Stanley Druckenmiller, hedge funder manager, and former president and chairperson of Duquesne Capital has questioned the Federal Reserve’s monetary policies.
The end of the bull market?
Stanley Druckenmiller has criticized the conduct and policies of the Federal Reserve. He has questioned what the Fed’s overall aim is and went on to accuse them of only being interested in preventing the S&P from a 20% decline.
He went on to say that excessive borrowing from the future, higher valuations, and years of unproductive commercial behavior has signaled the end of the bull market.
Druckenmiller has also accused the Feds of lenient policies which allow politicians to avoid tax reforms.
He also issued a warning about the markets. Without substantially lower prices or change, there is adverse risk or reward. Druckenmiller blamed this on instability in global markets which usually follows a significant shift.
On a more positive note, however, it was strongly hinted by Druckenmiller that it would be a smart move to start investing in gold.
— The Capitalist (@Capitalist_Site) May 9, 2016
How correct is Druckenmiller?
There are many reasons why Druckenmiller and others are predicting that the end is in sight for the bull market –
- China – annual GDP growth has fallen below 7% or possibly lower, this is having a huge knock-on effect which is affecting other markets
- Federal Reserve – rates are being raised by the Fed’s, although these are unlikely to be severe this will cause the dollar’s value to increase which then decreases the value of commodities
- U.S fewer earnings – while the US dollar is strong, but other areas are weak this leaves little room for growth, experts are predicting further declines when companies start declaring their next quarter earnings
- Market leadership – the companies who did do well (Microsoft, Amazon, Facebook, Ebay, etc.) mainly did so because investors threw money at the few companies who showed potential, there was major dirt for choice
- Seasonal indicators – January figures were wrong, this is a positive time for businesses, overall the market have remained flat and show little recovery
Is it time for the bear to shine?
The markets could realistically still go either way. The bull market usually does not last as long as it currently has. S&P Capital IQ have released a report which recommends investors proceed with caution.

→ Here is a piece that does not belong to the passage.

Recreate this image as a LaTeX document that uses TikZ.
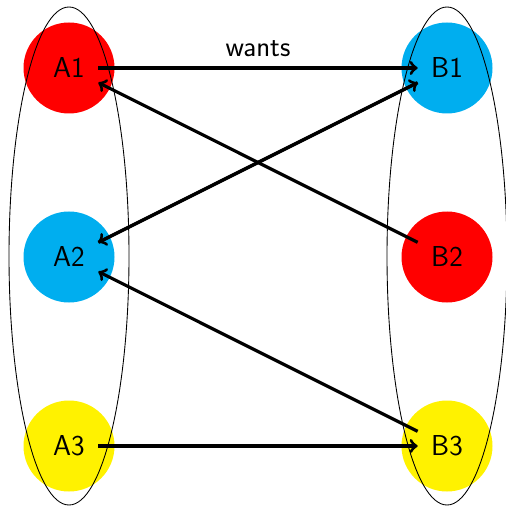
\documentclass[tikz,border=0pt]{standalone}
\usetikzlibrary{shapes.geometric}
\begin{document}
\begin{tikzpicture}[x=0.02cm,y=-0.02cm,
  lbl/.style={font=\fontsize{16.4}{20}\selectfont\sffamily,inner sep=7.5pt},
  blob/.style={circle,minimum size=91*0.02cm,inner sep=0pt},
  arr/.style={->,line width=1.8pt},
  grp/.style={draw,line width=0.5pt}]
\definecolor{cred}{HTML}{FF0000}
\definecolor{ccyan}{HTML}{00AEEF}
\definecolor{cyel}{HTML}{FFF200}
\useasboundingbox (0,0) rectangle (505,506);
\node[blob,fill=cred] (ca1) at (69,68) {};
\node[blob,fill=ccyan] (ca2) at (69,257) {};
\node[blob,fill=cyel] (ca3) at (69,446) {};
\node[blob,fill=ccyan] (cb1) at (447,68) {};
\node[blob,fill=cred] (cb2) at (447,257) {};
\node[blob,fill=cyel] (cb3) at (447,446) {};
\node[grp,ellipse,minimum width=120*0.02cm,minimum height=498*0.02cm,inner sep=0pt] (gl) at (69,256) {};
\node[grp,ellipse,minimum width=120*0.02cm,minimum height=498*0.02cm,inner sep=0pt] (gr) at (447,256) {};
\node[lbl] (a1) at (69,68) {A1};
\node[lbl] (a2) at (69,257) {A2};
\node[lbl] (a3) at (69,446) {A3};
\node[lbl] (b1) at (447,68) {B1};
\node[lbl] (b2) at (447,257) {B2};
\node[lbl] (b3) at (447,446) {B3};
\draw[arr] (a1) -- node[lbl,midway,above,inner sep=2pt,yshift=3.5pt] {wants} (b1);
\draw[arr] (b2) -- (a1);
\draw[arr] (a2) -- (b1);
\draw[arr] (b1) -- (a2);
\draw[arr] (b3) -- (a2);
\draw[arr] (a3) -- (b3);
\end{tikzpicture}
\end{document}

We are in a situation where historically there is not a lot of experience. Overall there have only been three economic meltdowns and recoveries, this one and two previous. The majority of improvements have followed very placid downturns.
The history of the bear vs. bull
The bear vs. bull market can be traced back as far as 1929. If you look back at previous bear and bull markets, it would seem that a return to the bear market is inevitable.
There have been 25 bear markets since 1929, and all these have lasted on average nine months. The average loss seen during bear markets is -35%, the smallest being -29% in 949 and the largest being -62% in 1932).
In 2009 the last bear market ended, the average frequency of bear market is every 3.4 years. As you can see, we are long overdue.
In contrast, there have been 25 bull markets since 1929, and these have all lasted on average 31 months. The average gain seen during these bear markets are +104%, the smallest being +21% in 2001 and the largest being +582% between 1987 and 2000).
We are currently in a bull market which has been ongoing for roughly seven years.
When will the bear emerge?
There has been plenty speculation surrounding this question; however it is a commonly held belief that we will enter a bear market by the end of 2016.
The current situation is not sustainable for much longer; our current stock opportunities are primarily on the short side. The short side can lead to devastating results as there is a huge risk attributed to shorting individual stocks.
The Federal Reserve has been trying to resist deflation by artificially creating inflation. However, these policies by the Federal Reserve are beginning to unravel. This resistance is why after the financial crash commodities soared, but recently products have started to come back down.
The actions of the Federal Reserve have led to the public believing we have been heading for a recovery. This recovery, however, has been artificial and has only been delaying the inevitable.
The false recovery has only made the situation harder to recover from in the future. Market failure, although painful, it is necessary. The only way to recover is to stop adding to the already excessive debt and allow the economy to reset naturally.
Despite news of a bear market an economic catastrophe, it may, in fact, prove to be the complete opposite. History demonstrates that the battle of the bear and the bull, in fact, bring balance to the markets, the bull brings the boom, and the bear brings recovery.